Pictures are excluded. Copy exactly, and only, the lines from the one containing "Recreate this image as a Python" through the one containing "edgecolor='#D9D9D9', linewidth=1.5))", both ends included.

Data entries

————

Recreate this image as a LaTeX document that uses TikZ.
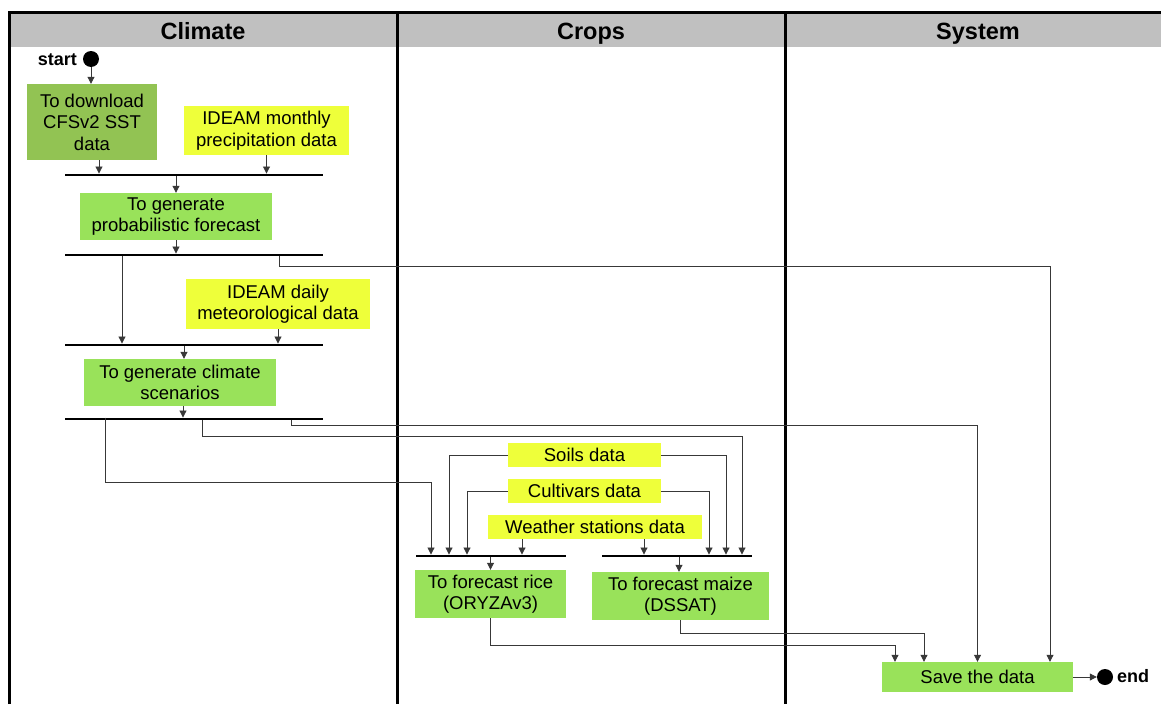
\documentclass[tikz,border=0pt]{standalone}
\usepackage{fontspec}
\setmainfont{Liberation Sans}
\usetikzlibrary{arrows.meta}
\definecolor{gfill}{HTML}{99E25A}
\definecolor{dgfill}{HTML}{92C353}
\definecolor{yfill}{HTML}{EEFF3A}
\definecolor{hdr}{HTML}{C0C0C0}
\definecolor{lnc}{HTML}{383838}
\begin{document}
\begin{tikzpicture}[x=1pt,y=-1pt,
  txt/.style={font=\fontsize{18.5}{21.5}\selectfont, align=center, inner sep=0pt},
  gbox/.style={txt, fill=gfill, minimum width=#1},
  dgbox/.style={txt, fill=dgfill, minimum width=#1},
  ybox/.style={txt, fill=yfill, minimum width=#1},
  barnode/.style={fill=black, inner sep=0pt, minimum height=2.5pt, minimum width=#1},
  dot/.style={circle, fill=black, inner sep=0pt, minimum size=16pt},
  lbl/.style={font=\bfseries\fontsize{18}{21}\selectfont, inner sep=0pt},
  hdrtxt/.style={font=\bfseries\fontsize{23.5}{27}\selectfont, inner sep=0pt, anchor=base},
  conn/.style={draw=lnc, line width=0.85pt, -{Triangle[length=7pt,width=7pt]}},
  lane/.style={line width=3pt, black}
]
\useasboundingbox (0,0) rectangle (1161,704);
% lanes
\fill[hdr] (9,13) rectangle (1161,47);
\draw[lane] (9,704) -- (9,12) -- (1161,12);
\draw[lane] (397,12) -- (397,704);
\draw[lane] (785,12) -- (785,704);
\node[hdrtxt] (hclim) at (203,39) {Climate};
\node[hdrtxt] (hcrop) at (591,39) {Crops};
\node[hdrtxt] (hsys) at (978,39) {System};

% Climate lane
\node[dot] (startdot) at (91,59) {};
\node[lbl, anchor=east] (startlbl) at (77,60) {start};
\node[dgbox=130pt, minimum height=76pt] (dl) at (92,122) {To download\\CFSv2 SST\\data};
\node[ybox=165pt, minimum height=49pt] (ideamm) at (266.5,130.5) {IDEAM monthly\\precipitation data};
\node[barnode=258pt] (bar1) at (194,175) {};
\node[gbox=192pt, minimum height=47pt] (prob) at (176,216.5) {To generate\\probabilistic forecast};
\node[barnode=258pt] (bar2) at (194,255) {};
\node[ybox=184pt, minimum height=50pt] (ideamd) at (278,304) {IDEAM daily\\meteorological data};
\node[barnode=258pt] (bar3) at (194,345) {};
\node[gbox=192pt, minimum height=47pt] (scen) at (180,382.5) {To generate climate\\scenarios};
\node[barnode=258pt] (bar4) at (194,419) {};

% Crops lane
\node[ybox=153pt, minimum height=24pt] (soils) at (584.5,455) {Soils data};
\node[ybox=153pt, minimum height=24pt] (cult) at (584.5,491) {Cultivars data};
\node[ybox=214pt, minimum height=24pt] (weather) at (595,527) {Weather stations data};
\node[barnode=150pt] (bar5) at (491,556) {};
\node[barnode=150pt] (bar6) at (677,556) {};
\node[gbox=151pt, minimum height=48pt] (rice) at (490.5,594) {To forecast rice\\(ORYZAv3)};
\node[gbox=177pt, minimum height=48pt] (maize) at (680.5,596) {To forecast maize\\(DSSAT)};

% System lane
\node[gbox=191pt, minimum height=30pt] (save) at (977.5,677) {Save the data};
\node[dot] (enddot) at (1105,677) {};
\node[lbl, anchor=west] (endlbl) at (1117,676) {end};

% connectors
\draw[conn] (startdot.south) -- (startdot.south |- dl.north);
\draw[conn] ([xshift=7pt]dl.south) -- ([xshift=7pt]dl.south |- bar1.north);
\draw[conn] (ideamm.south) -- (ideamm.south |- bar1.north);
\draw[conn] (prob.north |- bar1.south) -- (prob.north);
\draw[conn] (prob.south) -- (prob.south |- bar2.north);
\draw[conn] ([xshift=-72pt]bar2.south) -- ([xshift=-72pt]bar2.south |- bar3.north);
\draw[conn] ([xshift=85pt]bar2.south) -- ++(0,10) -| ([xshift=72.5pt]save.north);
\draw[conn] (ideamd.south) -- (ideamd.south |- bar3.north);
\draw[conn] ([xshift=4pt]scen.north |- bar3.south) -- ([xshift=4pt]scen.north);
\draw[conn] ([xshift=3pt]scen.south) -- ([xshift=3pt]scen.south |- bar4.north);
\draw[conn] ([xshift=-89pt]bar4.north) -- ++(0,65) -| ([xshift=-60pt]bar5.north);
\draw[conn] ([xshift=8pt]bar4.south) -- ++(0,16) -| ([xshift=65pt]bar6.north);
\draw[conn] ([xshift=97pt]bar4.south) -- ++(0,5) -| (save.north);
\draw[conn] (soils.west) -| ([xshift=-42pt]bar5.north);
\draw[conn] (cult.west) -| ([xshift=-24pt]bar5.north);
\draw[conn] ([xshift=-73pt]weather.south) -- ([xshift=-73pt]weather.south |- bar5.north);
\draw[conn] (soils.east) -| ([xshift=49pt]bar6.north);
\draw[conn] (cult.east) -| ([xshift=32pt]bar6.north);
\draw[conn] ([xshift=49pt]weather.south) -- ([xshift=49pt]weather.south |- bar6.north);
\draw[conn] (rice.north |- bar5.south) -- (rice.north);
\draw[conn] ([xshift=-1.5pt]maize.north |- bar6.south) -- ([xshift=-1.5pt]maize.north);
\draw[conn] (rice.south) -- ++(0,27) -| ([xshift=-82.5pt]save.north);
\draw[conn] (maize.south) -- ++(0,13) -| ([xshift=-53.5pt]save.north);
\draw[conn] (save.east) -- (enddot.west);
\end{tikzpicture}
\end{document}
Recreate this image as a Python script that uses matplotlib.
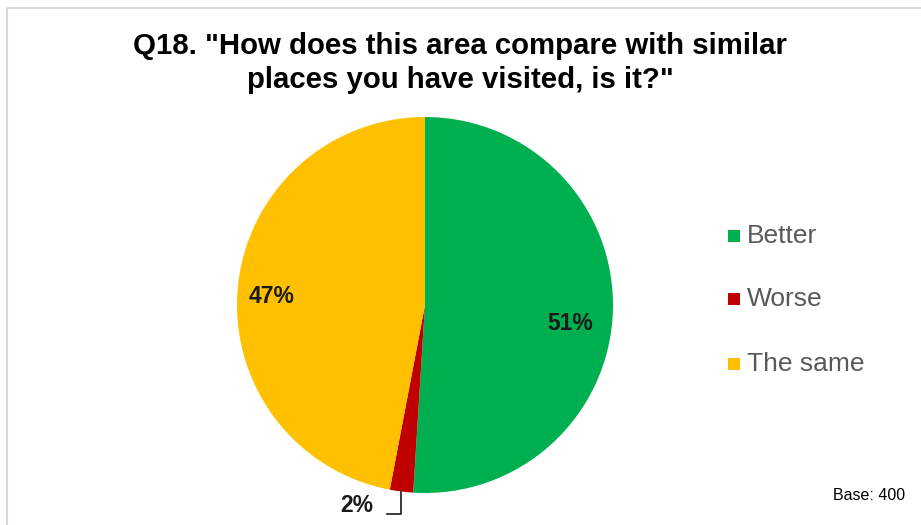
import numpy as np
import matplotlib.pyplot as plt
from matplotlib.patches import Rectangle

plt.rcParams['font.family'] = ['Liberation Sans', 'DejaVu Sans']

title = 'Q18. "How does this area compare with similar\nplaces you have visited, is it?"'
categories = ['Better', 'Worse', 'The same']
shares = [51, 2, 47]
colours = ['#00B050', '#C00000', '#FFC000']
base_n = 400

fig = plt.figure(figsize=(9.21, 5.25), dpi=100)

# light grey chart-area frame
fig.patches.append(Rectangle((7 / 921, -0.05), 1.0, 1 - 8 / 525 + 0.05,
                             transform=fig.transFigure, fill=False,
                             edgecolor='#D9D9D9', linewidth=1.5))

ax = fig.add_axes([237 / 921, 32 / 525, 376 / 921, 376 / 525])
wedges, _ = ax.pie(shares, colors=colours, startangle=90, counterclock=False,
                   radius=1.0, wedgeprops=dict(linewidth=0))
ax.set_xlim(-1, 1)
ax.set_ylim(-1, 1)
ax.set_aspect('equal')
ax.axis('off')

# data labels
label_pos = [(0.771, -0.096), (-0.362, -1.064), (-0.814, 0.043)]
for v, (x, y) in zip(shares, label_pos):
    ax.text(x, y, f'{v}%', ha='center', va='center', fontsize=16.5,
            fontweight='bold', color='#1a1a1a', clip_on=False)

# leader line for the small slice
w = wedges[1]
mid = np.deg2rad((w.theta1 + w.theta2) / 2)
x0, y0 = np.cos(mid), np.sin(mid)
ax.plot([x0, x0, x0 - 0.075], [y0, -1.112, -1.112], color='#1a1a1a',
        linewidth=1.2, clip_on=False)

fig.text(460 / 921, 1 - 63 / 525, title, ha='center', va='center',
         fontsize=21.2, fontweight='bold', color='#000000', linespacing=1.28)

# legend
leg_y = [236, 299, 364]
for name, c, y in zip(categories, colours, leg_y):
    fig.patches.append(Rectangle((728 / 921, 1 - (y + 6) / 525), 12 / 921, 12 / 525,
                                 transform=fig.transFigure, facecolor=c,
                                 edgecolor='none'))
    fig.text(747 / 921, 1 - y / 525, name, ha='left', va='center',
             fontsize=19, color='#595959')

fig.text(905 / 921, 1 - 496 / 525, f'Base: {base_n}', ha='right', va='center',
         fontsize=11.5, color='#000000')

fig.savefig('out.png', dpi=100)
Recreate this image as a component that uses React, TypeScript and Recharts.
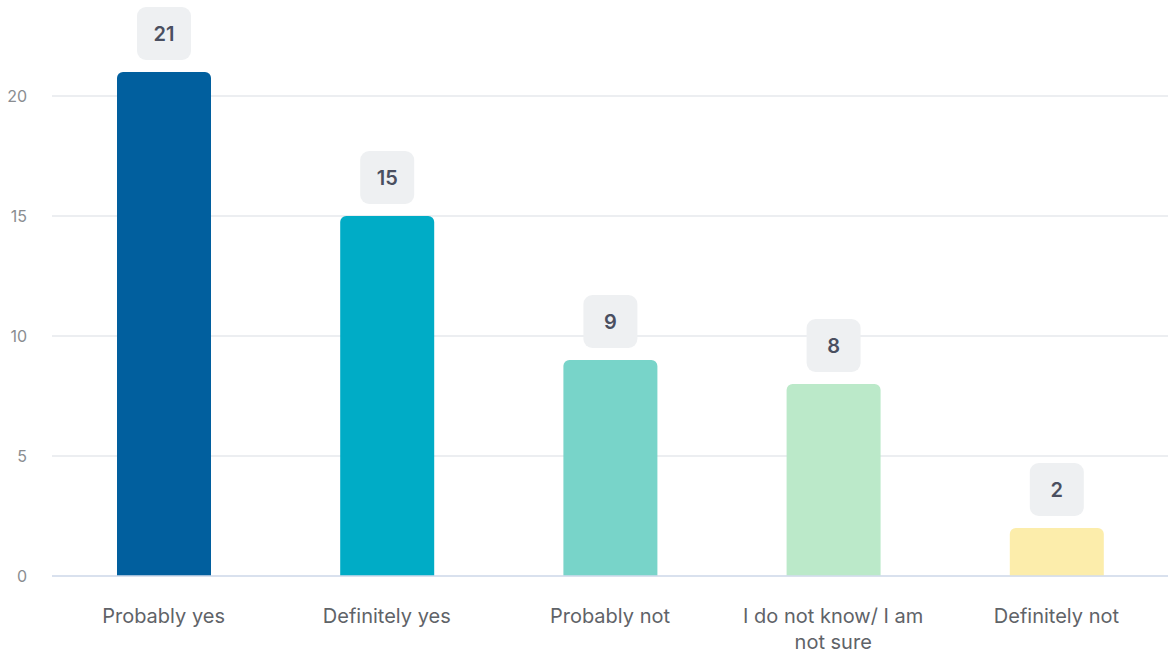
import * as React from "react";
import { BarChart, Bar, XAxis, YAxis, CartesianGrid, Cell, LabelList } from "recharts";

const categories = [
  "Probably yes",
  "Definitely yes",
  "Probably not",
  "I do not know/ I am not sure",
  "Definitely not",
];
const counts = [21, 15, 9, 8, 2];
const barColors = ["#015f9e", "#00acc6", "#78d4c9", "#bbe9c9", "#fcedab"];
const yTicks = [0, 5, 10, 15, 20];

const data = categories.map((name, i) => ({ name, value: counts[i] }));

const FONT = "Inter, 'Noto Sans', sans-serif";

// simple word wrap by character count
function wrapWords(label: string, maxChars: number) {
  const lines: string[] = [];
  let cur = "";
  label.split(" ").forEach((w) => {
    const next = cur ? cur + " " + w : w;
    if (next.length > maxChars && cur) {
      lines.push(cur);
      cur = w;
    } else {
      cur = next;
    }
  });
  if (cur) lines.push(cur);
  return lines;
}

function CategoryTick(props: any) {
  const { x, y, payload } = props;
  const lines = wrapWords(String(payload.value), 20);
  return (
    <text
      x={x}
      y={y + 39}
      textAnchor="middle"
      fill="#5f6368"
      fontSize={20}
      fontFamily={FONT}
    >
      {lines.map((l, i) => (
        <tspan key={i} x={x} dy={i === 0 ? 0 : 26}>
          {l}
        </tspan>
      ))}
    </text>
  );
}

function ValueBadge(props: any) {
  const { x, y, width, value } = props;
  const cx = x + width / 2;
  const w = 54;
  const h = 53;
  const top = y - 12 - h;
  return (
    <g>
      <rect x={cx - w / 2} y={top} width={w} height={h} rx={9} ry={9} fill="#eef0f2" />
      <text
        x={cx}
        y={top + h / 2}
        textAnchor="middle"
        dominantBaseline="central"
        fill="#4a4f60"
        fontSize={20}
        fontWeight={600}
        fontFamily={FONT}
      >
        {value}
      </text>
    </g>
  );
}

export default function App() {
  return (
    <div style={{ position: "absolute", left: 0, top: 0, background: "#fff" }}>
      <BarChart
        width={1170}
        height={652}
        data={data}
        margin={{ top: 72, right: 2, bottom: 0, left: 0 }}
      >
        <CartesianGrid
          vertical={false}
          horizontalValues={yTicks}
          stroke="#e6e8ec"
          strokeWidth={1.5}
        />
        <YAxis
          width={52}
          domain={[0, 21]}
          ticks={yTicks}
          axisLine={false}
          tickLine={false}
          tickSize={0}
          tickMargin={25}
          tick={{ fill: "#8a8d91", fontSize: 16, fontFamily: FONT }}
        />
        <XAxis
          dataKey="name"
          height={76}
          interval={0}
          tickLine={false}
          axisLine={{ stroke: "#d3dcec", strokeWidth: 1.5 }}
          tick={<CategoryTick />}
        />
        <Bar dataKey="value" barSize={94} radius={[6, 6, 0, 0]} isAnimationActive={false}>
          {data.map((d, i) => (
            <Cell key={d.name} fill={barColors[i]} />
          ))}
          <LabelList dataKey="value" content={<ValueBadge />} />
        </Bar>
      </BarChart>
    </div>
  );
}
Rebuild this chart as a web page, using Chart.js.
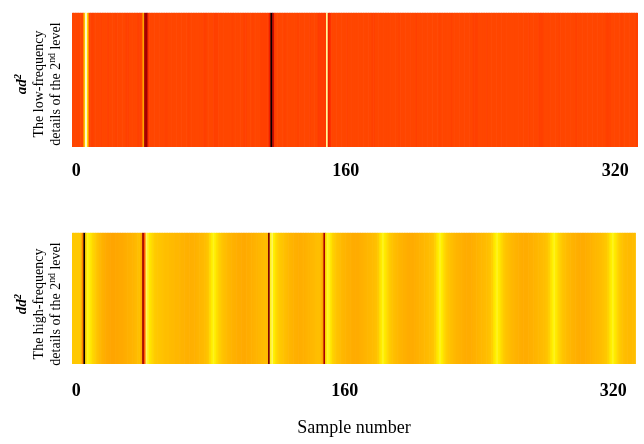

————

● THE RESULT:
Recreate this image as a Python script that uses matplotlib.
import numpy as np
import matplotlib.pyplot as plt
from matplotlib.patches import Rectangle

plt.rcParams['font.family'] = ['Liberation Sans', 'DejaVu Sans']

title = 'Q18. "How does this area compare with similar\nplaces you have visited, is it?"'
categories = ['Better', 'Worse', 'The same']
shares = [51, 2, 47]
colours = ['#00B050', '#C00000', '#FFC000']
base_n = 400

fig = plt.figure(figsize=(9.21, 5.25), dpi=100)

# light grey chart-area frame
fig.patches.append(Rectangle((7 / 921, -0.05), 1.0, 1 - 8 / 525 + 0.05,
                             transform=fig.transFigure, fill=False,
                             edgecolor='#D9D9D9', linewidth=1.5))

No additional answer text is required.